Uitspraak
4 april 2017
Strafkamer
nr. S 15/05622
LBS/SA
Hoge Raad der Nederlanden
Arrest
op het beroep in cassatie tegen een arrest van het Gerechtshof 's-Hertogenbosch van 27 november 2015, nummer 20/000872-13, in de strafzaak tegen:
[verdachte] , geboren te [geboorteplaats] op [geboortedatum] 1981.
1 Geding in cassatie
Het beroep is ingesteld door de verdachte. Namens deze heeft M.E. van der Werf, advocaat te Amsterdam, bij schriftuur middelen van cassatie voorgesteld. De schriftuur is aan dit arrest gehecht en maakt daarvan deel uit.
De Advocaat-Generaal G. Knigge heeft geconcludeerd tot verwerping van het beroep.
De raadsman heeft daarop schriftelijk gereageerd.
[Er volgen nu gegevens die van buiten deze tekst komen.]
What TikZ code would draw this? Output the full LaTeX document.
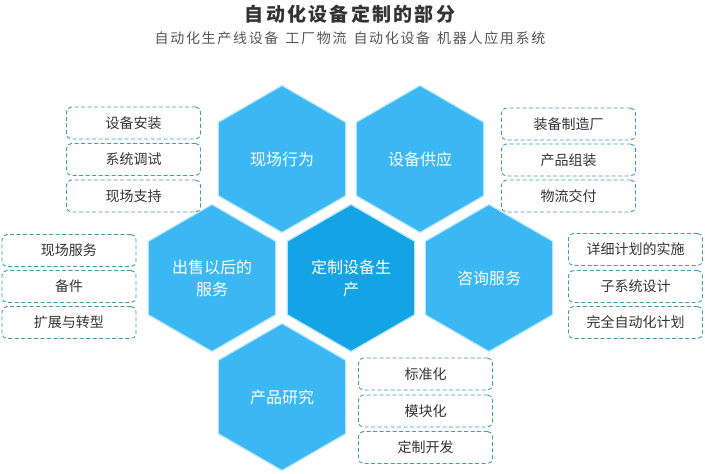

2 Beoordeling van de middelen
De middelen kunnen niet tot cassatie leiden. Dit behoeft, gezien art. 81, eerste lid, RO, geen nadere motivering nu de middelen niet nopen tot beantwoording van rechtsvragen in het belang van de rechtseenheid of de rechtsontwikkeling (vgl. het heden uitgesproken arrest van de Hoge Raad in de zaak 15/05621, ECLI:NL:HR:2017:581).
3 Beslissing
De Hoge Raad verwerpt het beroep.
Dit arrest is gewezen door de vice-president W.A.M. van Schendel als voorzitter, en de raadsheren Y. Buruma en A.L.J. van Strien, in bijzijn van de waarnemend griffier A.C. ten Klooster, en uitgesproken ter openbare terechtzitting van 4 april 2017.